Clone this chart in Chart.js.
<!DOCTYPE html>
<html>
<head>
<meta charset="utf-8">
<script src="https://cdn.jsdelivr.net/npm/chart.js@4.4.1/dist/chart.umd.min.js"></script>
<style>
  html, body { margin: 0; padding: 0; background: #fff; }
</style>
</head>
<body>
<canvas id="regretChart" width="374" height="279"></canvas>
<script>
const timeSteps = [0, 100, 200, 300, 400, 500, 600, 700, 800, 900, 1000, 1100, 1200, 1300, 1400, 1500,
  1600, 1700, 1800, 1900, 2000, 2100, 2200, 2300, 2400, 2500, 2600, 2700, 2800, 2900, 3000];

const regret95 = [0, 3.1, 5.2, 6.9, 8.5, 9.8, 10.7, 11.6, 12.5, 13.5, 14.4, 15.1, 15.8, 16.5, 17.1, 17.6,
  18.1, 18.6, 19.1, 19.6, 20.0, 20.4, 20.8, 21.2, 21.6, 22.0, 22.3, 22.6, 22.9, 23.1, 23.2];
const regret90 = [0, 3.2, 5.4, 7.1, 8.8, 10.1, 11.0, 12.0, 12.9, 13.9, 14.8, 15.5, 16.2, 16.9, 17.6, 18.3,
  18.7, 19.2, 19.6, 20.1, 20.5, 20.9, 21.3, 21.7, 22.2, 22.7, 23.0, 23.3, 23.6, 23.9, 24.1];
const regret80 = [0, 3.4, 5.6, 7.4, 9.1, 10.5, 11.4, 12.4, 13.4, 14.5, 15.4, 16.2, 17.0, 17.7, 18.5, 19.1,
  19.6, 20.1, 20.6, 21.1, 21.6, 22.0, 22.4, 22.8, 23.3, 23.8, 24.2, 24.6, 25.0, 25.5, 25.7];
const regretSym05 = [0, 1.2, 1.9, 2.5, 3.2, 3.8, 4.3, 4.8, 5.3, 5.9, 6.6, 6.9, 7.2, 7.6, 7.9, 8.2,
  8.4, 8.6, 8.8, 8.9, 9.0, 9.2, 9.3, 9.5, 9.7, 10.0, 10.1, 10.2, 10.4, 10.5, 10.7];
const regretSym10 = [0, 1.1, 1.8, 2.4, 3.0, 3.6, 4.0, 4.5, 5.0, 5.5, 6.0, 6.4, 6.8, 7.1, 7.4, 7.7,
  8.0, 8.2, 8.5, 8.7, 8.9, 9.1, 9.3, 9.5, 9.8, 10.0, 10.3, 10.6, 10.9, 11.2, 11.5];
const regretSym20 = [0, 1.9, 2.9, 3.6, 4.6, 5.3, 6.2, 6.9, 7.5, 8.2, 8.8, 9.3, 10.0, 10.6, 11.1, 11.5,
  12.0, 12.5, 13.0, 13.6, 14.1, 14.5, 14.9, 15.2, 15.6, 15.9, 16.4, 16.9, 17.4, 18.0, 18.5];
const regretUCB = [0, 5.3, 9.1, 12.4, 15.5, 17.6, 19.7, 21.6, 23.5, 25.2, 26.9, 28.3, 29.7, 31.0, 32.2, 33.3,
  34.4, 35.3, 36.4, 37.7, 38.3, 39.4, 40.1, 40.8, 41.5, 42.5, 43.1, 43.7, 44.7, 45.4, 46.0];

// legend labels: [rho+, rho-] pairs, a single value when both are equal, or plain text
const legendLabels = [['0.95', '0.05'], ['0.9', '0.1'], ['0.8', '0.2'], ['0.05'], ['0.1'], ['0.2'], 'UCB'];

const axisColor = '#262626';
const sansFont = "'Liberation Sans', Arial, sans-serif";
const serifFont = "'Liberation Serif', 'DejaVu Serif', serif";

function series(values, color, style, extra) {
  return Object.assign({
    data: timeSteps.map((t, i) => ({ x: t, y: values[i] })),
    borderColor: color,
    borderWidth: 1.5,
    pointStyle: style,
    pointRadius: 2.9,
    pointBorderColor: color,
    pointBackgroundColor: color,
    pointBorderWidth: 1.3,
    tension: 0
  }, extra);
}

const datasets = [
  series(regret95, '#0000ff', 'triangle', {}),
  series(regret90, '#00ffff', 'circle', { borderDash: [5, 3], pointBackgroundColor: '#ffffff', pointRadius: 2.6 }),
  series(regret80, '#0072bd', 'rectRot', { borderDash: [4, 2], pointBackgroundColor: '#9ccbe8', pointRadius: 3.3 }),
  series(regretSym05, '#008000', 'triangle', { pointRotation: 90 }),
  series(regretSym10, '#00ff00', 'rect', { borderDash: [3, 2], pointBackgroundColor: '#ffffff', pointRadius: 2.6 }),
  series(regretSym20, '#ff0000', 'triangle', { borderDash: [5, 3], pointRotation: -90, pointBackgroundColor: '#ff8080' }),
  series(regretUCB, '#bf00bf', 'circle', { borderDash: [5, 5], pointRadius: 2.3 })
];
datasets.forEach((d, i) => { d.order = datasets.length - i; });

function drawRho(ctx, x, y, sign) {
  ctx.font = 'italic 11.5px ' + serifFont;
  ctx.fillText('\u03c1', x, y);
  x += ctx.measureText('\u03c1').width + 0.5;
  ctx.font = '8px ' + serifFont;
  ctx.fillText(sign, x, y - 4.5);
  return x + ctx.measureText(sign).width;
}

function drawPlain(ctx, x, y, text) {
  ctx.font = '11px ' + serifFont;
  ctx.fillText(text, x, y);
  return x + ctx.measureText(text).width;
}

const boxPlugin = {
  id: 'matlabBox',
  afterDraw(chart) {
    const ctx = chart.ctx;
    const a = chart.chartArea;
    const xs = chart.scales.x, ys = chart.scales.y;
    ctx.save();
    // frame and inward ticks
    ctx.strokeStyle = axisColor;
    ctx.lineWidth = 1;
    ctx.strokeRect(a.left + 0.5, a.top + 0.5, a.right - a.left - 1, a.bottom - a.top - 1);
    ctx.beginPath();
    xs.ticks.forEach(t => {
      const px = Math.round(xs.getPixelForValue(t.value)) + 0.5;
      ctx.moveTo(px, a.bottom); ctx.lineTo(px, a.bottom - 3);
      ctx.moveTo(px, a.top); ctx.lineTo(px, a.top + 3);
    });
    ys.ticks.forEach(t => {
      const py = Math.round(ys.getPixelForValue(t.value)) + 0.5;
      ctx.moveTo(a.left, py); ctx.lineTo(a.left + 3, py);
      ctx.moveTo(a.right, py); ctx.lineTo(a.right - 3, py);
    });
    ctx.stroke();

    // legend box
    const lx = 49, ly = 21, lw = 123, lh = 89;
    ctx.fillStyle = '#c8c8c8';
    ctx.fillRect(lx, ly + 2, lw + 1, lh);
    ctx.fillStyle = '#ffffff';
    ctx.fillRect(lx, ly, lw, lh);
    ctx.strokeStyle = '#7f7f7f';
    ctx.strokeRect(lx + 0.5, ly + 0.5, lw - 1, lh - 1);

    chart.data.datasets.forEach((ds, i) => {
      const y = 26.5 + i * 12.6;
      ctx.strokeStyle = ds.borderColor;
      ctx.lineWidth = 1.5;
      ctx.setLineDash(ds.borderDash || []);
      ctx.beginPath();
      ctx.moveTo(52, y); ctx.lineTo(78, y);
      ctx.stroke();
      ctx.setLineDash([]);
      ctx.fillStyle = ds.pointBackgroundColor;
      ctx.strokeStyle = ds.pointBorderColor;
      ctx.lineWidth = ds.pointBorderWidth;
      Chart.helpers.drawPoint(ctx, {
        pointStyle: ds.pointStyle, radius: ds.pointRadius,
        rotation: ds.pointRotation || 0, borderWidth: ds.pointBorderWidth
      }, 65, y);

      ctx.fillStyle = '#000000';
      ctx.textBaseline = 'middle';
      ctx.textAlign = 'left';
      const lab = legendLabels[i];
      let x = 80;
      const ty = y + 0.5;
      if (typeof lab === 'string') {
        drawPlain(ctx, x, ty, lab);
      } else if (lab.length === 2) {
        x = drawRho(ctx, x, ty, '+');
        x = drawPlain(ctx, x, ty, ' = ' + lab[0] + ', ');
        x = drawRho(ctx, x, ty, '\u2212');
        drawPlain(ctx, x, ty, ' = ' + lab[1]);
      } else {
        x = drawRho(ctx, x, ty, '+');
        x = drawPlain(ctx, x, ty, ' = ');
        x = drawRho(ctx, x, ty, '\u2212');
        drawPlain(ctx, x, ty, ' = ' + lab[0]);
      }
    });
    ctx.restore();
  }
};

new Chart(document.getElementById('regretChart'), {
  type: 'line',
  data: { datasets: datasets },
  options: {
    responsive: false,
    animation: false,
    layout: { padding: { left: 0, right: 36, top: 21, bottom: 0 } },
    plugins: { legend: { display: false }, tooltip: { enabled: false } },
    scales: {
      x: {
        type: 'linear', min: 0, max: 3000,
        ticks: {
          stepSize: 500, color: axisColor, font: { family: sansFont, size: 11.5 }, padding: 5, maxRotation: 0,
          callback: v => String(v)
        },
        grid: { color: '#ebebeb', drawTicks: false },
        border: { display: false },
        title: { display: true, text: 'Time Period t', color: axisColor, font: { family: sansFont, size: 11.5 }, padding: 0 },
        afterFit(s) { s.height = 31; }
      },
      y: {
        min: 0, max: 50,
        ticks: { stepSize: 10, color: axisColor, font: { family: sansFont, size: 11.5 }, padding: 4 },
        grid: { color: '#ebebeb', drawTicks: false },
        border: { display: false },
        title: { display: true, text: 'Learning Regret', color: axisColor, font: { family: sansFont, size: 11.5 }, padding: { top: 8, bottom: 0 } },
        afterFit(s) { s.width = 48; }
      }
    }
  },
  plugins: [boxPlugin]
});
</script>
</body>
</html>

* * *

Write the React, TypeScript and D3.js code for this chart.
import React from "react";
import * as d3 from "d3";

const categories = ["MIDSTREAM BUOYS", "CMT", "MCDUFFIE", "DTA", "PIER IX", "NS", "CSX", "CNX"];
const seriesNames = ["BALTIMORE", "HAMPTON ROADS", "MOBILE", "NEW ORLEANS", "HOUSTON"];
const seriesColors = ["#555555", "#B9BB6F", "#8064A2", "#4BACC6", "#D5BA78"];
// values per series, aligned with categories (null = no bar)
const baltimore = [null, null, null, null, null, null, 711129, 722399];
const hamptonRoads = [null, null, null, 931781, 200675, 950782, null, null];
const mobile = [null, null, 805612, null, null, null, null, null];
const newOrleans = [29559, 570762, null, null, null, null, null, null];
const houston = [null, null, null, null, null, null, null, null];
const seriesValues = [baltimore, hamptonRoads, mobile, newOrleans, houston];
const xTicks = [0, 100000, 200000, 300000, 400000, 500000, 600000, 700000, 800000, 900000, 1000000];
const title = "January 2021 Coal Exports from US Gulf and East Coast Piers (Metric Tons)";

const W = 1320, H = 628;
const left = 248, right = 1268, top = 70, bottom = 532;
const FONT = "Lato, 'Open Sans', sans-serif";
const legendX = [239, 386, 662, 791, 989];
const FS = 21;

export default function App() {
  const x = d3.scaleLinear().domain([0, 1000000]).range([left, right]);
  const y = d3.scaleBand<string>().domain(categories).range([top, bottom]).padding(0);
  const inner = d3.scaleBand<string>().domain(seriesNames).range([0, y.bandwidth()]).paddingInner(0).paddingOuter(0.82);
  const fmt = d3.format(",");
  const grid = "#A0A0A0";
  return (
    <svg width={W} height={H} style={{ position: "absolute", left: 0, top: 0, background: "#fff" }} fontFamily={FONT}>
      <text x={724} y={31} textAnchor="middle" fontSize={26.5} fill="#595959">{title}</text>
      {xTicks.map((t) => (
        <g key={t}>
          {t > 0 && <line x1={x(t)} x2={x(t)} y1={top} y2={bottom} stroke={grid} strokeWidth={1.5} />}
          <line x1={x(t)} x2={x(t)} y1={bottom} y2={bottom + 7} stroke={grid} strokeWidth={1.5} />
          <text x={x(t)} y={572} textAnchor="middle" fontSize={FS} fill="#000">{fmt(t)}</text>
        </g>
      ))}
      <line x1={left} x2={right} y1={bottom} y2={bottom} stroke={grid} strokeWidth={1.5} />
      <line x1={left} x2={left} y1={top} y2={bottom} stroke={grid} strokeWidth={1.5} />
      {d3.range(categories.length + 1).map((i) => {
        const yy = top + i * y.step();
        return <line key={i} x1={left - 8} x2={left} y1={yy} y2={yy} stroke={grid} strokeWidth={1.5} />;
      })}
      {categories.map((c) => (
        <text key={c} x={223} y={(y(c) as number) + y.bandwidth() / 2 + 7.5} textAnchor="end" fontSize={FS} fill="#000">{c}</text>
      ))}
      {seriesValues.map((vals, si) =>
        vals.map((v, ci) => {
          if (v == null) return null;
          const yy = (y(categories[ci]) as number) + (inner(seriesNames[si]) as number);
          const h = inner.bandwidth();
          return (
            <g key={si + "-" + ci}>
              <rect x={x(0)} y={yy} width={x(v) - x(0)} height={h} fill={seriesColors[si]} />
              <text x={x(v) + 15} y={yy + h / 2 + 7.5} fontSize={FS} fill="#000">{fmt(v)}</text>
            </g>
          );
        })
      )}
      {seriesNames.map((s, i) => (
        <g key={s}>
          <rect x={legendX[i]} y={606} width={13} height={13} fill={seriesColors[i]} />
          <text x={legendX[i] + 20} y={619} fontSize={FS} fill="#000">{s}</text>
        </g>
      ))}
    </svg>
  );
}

**STATED PROBLEM:**
Start with the line that contains "Clone this chart in Chart.js." and end with the line that contains "['0.1'], ['0.2'], 'UCB'];"; give those lines again exactly, and no others.

**TASK ANSWER:**
Clone this chart in Chart.js.
<!DOCTYPE html>
<html>
<head>
<meta charset="utf-8">
<script src="https://cdn.jsdelivr.net/npm/chart.js@4.4.1/dist/chart.umd.min.js"></script>
<style>
  html, body { margin: 0; padding: 0; background: #fff; }
</style>
</head>
<body>
<canvas id="regretChart" width="374" height="279"></canvas>
<script>
const timeSteps = [0, 100, 200, 300, 400, 500, 600, 700, 800, 900, 1000, 1100, 1200, 1300, 1400, 1500,
  1600, 1700, 1800, 1900, 2000, 2100, 2200, 2300, 2400, 2500, 2600, 2700, 2800, 2900, 3000];

const regret95 = [0, 3.1, 5.2, 6.9, 8.5, 9.8, 10.7, 11.6, 12.5, 13.5, 14.4, 15.1, 15.8, 16.5, 17.1, 17.6,
  18.1, 18.6, 19.1, 19.6, 20.0, 20.4, 20.8, 21.2, 21.6, 22.0, 22.3, 22.6, 22.9, 23.1, 23.2];
const regret90 = [0, 3.2, 5.4, 7.1, 8.8, 10.1, 11.0, 12.0, 12.9, 13.9, 14.8, 15.5, 16.2, 16.9, 17.6, 18.3,
  18.7, 19.2, 19.6, 20.1, 20.5, 20.9, 21.3, 21.7, 22.2, 22.7, 23.0, 23.3, 23.6, 23.9, 24.1];
const regret80 = [0, 3.4, 5.6, 7.4, 9.1, 10.5, 11.4, 12.4, 13.4, 14.5, 15.4, 16.2, 17.0, 17.7, 18.5, 19.1,
  19.6, 20.1, 20.6, 21.1, 21.6, 22.0, 22.4, 22.8, 23.3, 23.8, 24.2, 24.6, 25.0, 25.5, 25.7];
const regretSym05 = [0, 1.2, 1.9, 2.5, 3.2, 3.8, 4.3, 4.8, 5.3, 5.9, 6.6, 6.9, 7.2, 7.6, 7.9, 8.2,
  8.4, 8.6, 8.8, 8.9, 9.0, 9.2, 9.3, 9.5, 9.7, 10.0, 10.1, 10.2, 10.4, 10.5, 10.7];
const regretSym10 = [0, 1.1, 1.8, 2.4, 3.0, 3.6, 4.0, 4.5, 5.0, 5.5, 6.0, 6.4, 6.8, 7.1, 7.4, 7.7,
  8.0, 8.2, 8.5, 8.7, 8.9, 9.1, 9.3, 9.5, 9.8, 10.0, 10.3, 10.6, 10.9, 11.2, 11.5];
const regretSym20 = [0, 1.9, 2.9, 3.6, 4.6, 5.3, 6.2, 6.9, 7.5, 8.2, 8.8, 9.3, 10.0, 10.6, 11.1, 11.5,
  12.0, 12.5, 13.0, 13.6, 14.1, 14.5, 14.9, 15.2, 15.6, 15.9, 16.4, 16.9, 17.4, 18.0, 18.5];
const regretUCB = [0, 5.3, 9.1, 12.4, 15.5, 17.6, 19.7, 21.6, 23.5, 25.2, 26.9, 28.3, 29.7, 31.0, 32.2, 33.3,
  34.4, 35.3, 36.4, 37.7, 38.3, 39.4, 40.1, 40.8, 41.5, 42.5, 43.1, 43.7, 44.7, 45.4, 46.0];

// legend labels: [rho+, rho-] pairs, a single value when both are equal, or plain text
const legendLabels = [['0.95', '0.05'], ['0.9', '0.1'], ['0.8', '0.2'], ['0.05'], ['0.1'], ['0.2'], 'UCB'];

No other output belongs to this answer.